## BEGIN
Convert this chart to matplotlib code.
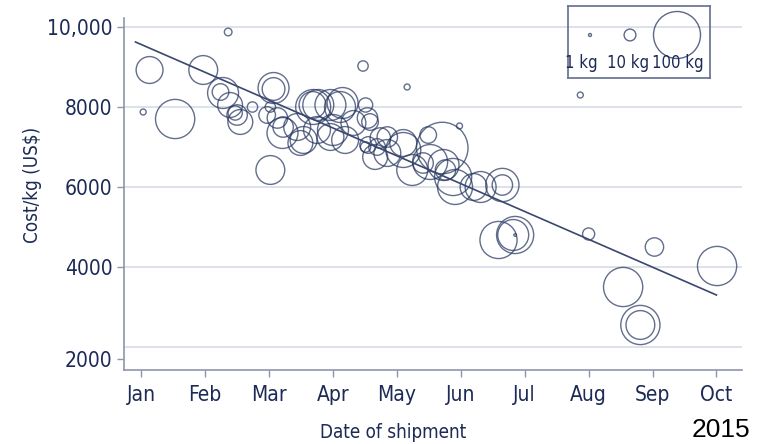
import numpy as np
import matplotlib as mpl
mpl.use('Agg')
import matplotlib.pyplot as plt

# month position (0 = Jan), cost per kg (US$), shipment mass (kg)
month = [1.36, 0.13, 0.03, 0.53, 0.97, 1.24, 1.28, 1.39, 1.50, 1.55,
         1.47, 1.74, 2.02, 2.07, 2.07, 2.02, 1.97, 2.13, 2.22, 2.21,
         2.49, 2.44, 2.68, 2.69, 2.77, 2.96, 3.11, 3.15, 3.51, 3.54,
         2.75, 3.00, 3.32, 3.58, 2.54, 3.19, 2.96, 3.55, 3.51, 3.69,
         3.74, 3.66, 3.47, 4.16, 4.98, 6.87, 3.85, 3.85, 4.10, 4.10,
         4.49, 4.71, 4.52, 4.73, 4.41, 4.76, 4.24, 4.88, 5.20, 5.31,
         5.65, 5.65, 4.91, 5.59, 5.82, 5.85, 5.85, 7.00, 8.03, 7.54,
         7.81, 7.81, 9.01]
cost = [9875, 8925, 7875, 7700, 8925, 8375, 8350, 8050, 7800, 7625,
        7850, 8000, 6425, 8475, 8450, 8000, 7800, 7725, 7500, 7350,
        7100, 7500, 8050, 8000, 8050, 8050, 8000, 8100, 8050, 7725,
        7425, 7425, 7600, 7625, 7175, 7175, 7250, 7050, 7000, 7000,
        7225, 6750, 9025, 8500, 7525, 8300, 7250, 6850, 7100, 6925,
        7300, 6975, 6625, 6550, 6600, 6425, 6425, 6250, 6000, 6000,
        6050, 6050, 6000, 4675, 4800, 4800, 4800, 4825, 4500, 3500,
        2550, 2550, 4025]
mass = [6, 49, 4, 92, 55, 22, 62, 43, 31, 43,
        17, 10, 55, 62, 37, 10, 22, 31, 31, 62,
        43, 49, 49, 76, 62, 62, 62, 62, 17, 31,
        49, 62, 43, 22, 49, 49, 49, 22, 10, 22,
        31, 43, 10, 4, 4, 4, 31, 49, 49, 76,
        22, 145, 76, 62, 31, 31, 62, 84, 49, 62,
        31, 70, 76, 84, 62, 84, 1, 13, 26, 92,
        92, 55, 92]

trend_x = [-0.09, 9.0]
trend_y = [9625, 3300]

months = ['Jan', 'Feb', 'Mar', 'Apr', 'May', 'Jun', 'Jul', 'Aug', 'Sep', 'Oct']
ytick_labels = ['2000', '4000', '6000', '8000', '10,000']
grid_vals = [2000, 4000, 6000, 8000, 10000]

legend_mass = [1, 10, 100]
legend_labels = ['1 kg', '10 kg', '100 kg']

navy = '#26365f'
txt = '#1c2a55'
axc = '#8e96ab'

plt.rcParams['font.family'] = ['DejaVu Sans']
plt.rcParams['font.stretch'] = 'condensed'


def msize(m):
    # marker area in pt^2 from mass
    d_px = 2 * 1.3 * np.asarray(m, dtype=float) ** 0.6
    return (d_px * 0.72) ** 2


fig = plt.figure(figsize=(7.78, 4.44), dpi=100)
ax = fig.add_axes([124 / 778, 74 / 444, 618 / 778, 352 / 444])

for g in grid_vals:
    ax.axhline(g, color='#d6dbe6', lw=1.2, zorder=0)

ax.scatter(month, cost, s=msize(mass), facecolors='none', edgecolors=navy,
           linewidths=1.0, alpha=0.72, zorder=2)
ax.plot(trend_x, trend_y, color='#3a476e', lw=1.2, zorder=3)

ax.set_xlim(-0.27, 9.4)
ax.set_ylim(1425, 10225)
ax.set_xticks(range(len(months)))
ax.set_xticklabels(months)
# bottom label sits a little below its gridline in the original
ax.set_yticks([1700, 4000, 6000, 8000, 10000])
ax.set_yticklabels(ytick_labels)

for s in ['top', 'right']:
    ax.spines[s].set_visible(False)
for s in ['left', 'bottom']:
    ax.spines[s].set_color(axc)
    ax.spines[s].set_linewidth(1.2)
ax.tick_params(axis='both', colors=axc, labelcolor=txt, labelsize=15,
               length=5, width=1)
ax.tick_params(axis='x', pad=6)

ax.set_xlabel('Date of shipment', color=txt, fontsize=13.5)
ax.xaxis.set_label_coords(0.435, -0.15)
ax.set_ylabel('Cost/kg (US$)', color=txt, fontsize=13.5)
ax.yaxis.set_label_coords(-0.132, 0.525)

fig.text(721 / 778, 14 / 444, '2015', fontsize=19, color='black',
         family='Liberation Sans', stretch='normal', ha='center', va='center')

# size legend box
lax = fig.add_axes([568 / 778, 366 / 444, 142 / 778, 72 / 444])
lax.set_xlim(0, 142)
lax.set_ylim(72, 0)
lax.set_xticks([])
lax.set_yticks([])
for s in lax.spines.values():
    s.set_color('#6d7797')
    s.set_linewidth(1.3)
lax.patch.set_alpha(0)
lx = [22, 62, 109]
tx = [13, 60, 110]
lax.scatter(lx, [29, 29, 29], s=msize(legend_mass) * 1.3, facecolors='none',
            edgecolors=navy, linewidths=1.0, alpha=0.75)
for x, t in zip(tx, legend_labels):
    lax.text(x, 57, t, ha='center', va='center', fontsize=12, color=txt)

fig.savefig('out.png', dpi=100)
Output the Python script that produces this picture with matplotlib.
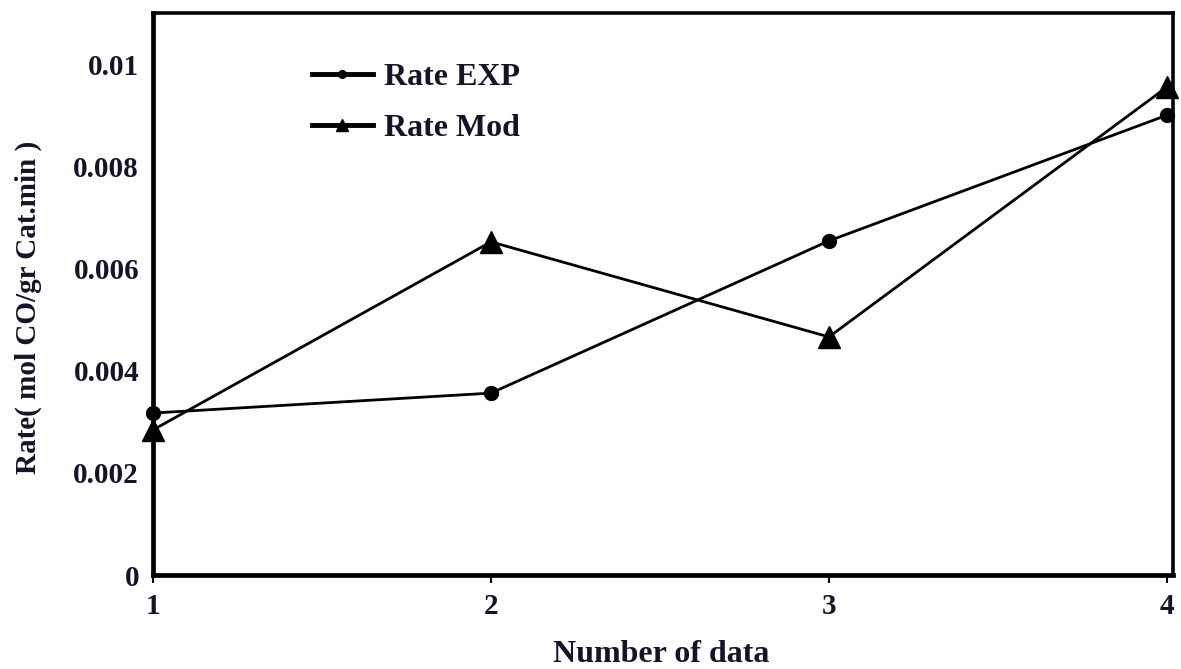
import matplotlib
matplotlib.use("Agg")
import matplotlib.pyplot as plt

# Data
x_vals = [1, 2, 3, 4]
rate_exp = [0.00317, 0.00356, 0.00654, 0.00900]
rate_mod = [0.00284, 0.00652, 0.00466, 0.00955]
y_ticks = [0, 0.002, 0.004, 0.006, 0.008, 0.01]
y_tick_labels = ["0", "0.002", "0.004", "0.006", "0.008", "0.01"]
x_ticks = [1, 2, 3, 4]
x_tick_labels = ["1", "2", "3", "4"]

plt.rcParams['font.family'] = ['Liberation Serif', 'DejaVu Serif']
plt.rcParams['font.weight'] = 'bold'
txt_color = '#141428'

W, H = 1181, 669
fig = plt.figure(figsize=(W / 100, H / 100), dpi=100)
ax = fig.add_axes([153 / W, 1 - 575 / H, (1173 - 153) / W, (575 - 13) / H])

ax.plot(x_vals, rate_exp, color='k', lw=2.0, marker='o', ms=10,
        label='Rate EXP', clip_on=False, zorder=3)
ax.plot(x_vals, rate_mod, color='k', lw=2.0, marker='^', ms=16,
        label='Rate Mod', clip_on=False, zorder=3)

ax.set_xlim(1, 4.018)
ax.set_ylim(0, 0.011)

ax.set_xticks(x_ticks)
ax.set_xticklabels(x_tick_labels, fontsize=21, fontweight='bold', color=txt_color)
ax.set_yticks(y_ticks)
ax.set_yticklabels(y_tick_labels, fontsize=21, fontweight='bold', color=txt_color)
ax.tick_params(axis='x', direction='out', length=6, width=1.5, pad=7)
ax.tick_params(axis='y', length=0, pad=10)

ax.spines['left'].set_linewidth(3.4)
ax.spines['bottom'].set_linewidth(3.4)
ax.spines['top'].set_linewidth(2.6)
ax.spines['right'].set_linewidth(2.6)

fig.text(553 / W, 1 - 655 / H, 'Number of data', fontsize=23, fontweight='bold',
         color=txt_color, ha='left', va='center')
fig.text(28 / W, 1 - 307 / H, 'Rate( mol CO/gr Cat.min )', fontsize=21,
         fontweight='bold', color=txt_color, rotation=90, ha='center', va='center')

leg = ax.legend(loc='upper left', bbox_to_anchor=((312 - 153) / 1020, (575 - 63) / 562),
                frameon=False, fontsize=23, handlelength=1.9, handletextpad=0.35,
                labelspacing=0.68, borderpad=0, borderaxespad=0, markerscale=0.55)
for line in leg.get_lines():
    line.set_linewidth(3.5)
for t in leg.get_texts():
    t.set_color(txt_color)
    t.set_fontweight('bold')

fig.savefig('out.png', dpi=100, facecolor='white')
## END
◆ Task details:
Look above for the line with "Output the Python", then print it and each line after it down to and including the line with "ax.tick_params(axis='y', length=0, pad=10)". Leave out the pictures and keep the wording exact.

◆ Solution to this exercise:
Output the Python script that produces this picture with matplotlib.
import matplotlib
matplotlib.use("Agg")
import matplotlib.pyplot as plt

# Data
x_vals = [1, 2, 3, 4]
rate_exp = [0.00317, 0.00356, 0.00654, 0.00900]
rate_mod = [0.00284, 0.00652, 0.00466, 0.00955]
y_ticks = [0, 0.002, 0.004, 0.006, 0.008, 0.01]
y_tick_labels = ["0", "0.002", "0.004", "0.006", "0.008", "0.01"]
x_ticks = [1, 2, 3, 4]
x_tick_labels = ["1", "2", "3", "4"]

plt.rcParams['font.family'] = ['Liberation Serif', 'DejaVu Serif']
plt.rcParams['font.weight'] = 'bold'
txt_color = '#141428'

W, H = 1181, 669
fig = plt.figure(figsize=(W / 100, H / 100), dpi=100)
ax = fig.add_axes([153 / W, 1 - 575 / H, (1173 - 153) / W, (575 - 13) / H])

ax.plot(x_vals, rate_exp, color='k', lw=2.0, marker='o', ms=10,
        label='Rate EXP', clip_on=False, zorder=3)
ax.plot(x_vals, rate_mod, color='k', lw=2.0, marker='^', ms=16,
        label='Rate Mod', clip_on=False, zorder=3)

ax.set_xlim(1, 4.018)
ax.set_ylim(0, 0.011)

ax.set_xticks(x_ticks)
ax.set_xticklabels(x_tick_labels, fontsize=21, fontweight='bold', color=txt_color)
ax.set_yticks(y_ticks)
ax.set_yticklabels(y_tick_labels, fontsize=21, fontweight='bold', color=txt_color)
ax.tick_params(axis='x', direction='out', length=6, width=1.5, pad=7)
ax.tick_params(axis='y', length=0, pad=10)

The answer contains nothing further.